3)  Even worse is that management notes ‘underlying business softness’ as one of the factors. That’s actually pretty unusual for HIBB. Whether business is good or bad, the company usually has a firm grasp on what’s driving its sales. This time, there’s a notable lack of rationale or understanding for such a significant turn in trends.

4) There was also no guidance provided beyond the quarter. In the past, HIBB would usually provide a full-year update as well.

5) Our sense on this is that HIBB is feeling the brunt of why we’re bearish…
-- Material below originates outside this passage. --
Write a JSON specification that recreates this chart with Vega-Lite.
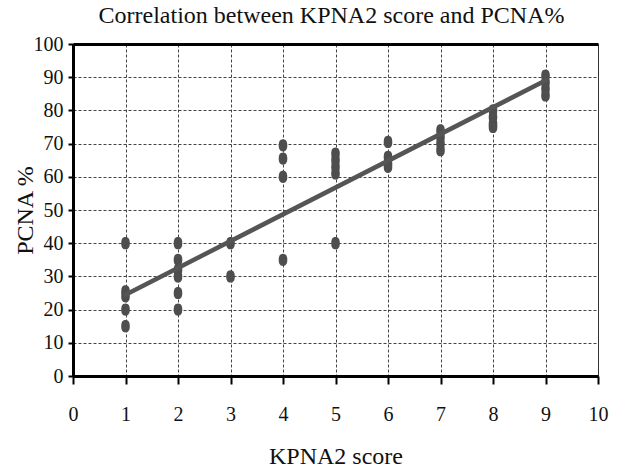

a) It has no e-commerce business, and that’s where the incremental growth in the industry is coming from. Simply put, HIBB is finally starting to lose share to dot.com.
b) It is feeling the pain of overlap with Dick’s, Academy, and Sports Authority as HIBB grows outside of the Bible Belt (bad idea) and as those other retailers grow in HIBB’s home turf.

6) Nike is absolutely killing it just about everywhere in the US -- except at Hibbett? That makes zero sense to us as Nike is about 60% of Hibbett’s footwear wall.

7) The question for us at this point is whether this turn of events will finally cause HIBB to accelerate its decision to start up an e-commerce business.

a) If the answer is Yes, then we think there’ll be about a 3-5 point hit in margins for 2-years before we see any notable revenue benefit.
b) It the answer is no, then expect continued ‘unexpected’ top line weakness and earnings misses.

 

From where we sit, both outcomes are bad. But knowing this management team, we think they need to get one or two more black eyes before stepping up and making the big investment in e-comm. 

 

Either way, we think that the end-game is margins getting cut in half, and about $1.50 in earnings in three years. That’s a pretty massive statement given that the consensus is at $3.85. What kind of multiple do you put on a name with shrinking earnings and 60% downside to consensus? Even if we generously say 15x a trough-ish EPS number, we’re talking about a $22 stock. The stock is trading after-hours at $43. If you’re tempted to cover – don’t.